Code that draws figures

::::

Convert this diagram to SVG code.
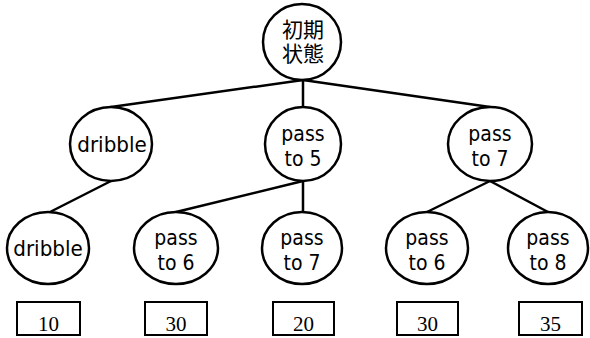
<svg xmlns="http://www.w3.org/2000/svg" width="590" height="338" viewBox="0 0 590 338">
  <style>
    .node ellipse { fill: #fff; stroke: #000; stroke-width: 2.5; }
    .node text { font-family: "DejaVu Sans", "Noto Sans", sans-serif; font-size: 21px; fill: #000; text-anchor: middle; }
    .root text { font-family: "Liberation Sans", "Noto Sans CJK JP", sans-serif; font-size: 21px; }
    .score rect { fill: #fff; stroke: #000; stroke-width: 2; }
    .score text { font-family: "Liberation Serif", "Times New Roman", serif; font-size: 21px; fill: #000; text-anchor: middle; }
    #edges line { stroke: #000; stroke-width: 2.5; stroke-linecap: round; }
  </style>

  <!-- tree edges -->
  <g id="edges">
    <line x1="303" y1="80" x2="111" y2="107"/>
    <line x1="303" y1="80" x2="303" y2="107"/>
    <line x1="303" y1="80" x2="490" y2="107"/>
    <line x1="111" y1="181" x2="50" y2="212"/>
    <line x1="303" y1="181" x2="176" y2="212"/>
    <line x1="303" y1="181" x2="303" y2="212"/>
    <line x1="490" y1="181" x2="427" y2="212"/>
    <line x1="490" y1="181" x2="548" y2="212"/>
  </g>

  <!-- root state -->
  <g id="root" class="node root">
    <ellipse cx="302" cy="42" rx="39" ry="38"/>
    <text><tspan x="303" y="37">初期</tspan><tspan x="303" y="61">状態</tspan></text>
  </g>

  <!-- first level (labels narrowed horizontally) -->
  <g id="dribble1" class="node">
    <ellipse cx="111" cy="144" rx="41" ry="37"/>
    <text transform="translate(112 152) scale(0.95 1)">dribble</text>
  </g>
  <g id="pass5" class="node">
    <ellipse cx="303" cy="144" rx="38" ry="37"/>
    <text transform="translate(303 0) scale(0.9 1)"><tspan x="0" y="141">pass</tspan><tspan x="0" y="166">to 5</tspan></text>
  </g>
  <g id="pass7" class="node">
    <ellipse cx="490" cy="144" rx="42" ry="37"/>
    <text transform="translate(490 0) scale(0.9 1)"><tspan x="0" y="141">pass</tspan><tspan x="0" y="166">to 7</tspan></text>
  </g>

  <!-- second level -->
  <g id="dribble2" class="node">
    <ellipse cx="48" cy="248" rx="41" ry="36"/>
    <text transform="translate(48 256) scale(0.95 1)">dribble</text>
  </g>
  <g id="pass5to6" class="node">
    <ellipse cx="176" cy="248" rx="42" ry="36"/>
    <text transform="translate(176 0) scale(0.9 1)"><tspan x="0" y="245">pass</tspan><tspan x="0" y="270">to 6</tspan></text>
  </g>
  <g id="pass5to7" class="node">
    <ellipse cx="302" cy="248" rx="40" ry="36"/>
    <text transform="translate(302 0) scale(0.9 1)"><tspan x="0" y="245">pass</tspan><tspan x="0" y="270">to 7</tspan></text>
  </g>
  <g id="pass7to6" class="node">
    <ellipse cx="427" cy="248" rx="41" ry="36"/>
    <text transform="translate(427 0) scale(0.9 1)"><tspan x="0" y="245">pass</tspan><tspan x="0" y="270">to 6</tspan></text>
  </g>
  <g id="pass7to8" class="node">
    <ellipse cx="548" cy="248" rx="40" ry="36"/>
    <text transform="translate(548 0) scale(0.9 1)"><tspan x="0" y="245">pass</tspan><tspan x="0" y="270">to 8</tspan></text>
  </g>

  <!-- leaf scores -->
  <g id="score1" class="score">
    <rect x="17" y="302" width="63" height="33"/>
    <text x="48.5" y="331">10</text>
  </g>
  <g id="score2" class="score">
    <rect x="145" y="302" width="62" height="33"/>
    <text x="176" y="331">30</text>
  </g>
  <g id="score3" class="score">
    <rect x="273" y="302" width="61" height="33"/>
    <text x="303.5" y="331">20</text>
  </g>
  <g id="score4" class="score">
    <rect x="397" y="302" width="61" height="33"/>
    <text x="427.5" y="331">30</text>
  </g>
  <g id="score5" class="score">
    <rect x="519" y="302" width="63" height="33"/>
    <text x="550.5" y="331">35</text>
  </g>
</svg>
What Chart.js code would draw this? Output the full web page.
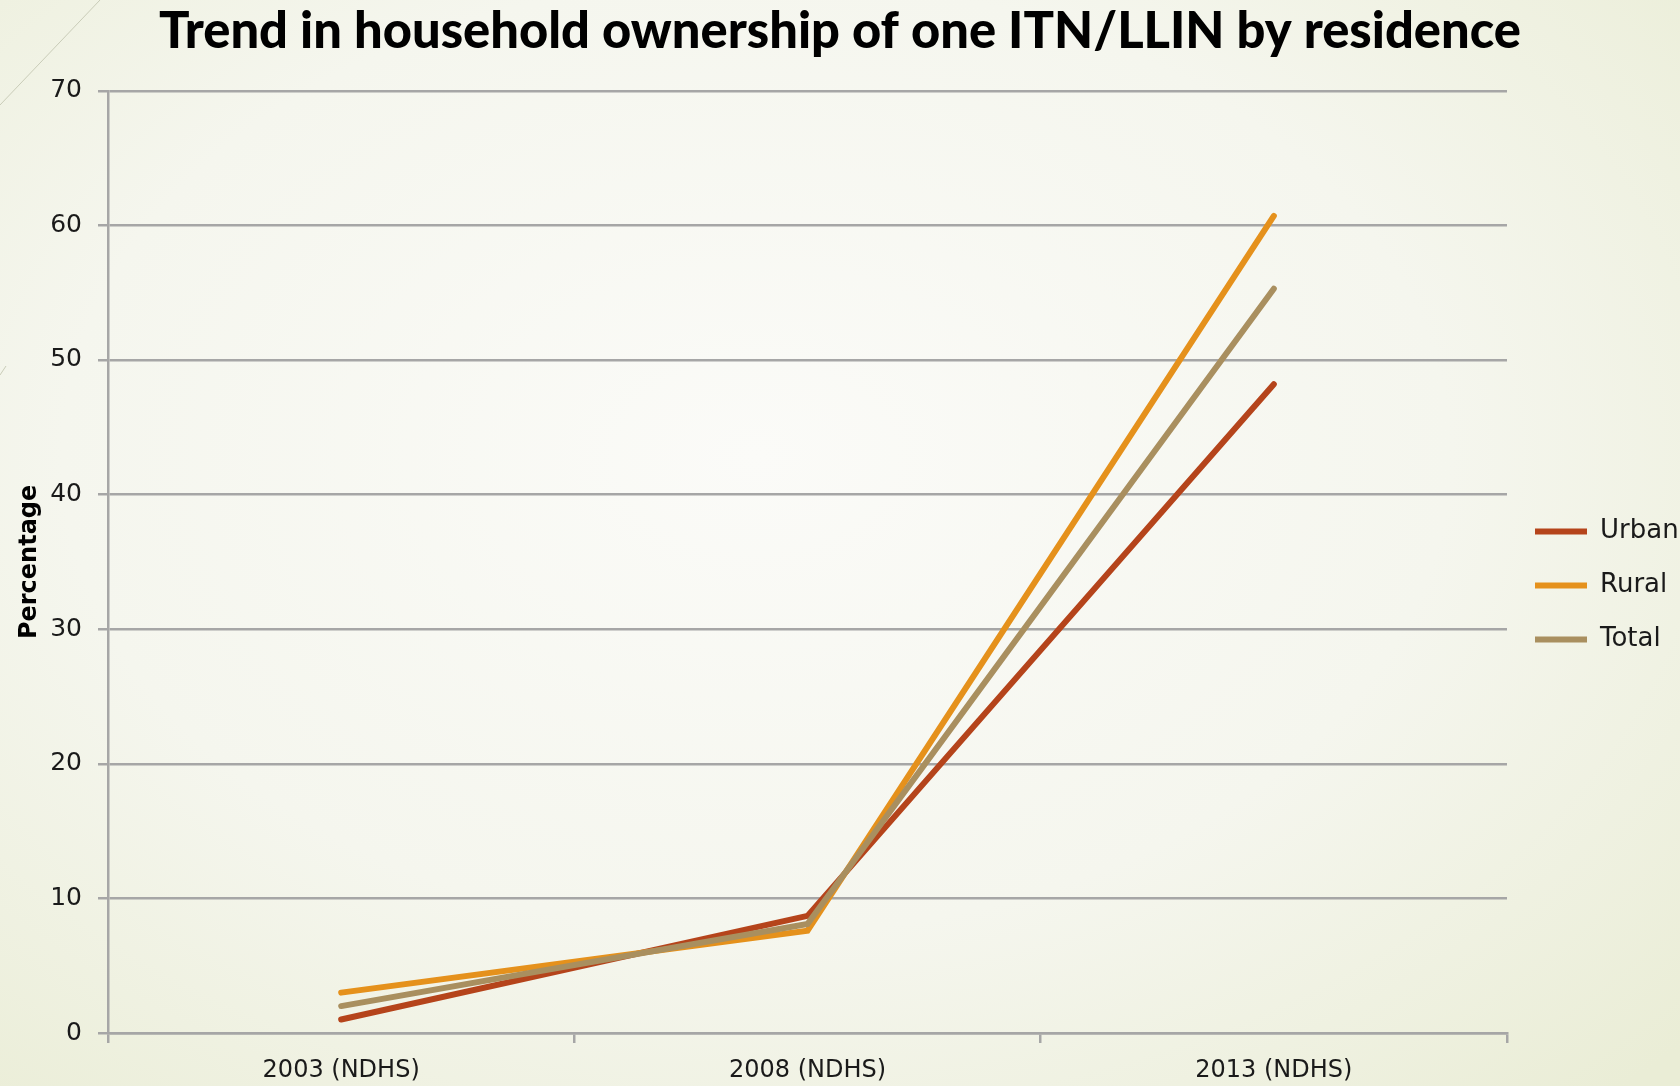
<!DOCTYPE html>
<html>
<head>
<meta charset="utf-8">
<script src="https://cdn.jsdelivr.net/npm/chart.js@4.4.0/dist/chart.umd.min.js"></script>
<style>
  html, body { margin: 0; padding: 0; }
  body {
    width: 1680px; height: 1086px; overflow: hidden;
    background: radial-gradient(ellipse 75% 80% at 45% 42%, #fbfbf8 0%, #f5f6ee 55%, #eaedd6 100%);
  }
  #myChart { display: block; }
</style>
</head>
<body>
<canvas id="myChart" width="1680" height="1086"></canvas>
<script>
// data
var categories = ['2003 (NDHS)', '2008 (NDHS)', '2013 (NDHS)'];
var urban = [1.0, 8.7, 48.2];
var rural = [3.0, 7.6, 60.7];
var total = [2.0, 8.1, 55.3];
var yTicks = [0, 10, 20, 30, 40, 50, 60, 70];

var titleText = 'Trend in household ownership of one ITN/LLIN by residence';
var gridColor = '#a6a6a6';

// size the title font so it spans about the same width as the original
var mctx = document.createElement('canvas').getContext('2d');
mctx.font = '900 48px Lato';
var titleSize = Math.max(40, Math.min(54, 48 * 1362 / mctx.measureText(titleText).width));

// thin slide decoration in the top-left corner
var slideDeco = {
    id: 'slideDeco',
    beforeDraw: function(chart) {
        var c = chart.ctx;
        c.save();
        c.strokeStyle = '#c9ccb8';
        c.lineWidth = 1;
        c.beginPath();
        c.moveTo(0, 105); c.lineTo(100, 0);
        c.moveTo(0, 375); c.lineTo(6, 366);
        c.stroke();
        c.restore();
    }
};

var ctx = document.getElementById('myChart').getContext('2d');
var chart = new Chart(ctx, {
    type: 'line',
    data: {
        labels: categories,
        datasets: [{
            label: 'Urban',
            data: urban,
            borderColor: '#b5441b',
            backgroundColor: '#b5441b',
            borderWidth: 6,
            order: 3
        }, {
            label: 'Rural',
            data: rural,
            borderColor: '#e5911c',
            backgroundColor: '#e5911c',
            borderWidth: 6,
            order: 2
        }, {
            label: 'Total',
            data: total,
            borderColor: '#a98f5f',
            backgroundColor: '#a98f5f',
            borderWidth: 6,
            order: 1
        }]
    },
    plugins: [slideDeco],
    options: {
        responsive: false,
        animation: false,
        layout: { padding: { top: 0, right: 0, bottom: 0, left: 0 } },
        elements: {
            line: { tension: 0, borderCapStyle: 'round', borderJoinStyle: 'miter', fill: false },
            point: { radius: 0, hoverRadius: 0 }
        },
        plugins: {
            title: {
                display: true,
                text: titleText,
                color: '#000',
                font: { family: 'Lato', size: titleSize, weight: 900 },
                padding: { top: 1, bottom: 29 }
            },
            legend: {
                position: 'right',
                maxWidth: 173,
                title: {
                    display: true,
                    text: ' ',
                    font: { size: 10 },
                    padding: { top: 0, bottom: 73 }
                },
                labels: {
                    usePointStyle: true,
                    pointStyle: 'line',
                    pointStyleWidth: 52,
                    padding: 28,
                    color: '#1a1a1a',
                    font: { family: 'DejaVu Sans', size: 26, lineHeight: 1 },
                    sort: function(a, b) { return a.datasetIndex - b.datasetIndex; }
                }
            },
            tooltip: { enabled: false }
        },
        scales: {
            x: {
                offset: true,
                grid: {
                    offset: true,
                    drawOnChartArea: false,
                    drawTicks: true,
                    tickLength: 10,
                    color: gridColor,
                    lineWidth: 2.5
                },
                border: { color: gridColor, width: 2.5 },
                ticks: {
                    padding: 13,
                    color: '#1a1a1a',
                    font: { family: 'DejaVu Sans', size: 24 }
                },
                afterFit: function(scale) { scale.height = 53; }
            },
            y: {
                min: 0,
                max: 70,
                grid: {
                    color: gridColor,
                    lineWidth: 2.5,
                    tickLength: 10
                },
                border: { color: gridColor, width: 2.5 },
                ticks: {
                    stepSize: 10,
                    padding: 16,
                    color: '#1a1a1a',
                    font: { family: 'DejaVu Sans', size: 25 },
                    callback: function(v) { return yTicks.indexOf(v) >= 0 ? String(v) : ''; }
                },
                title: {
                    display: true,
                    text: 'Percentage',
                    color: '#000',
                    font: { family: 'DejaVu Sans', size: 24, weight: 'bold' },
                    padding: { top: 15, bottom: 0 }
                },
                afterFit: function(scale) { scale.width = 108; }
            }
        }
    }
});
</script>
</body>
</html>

::::

_WHAT IS REQUIRED_: Pull out all lines from the entries above that include the word "this".

_CORRECT OUTPUT_:
Convert this diagram to SVG code.
What Chart.js code would draw this? Output the full web page.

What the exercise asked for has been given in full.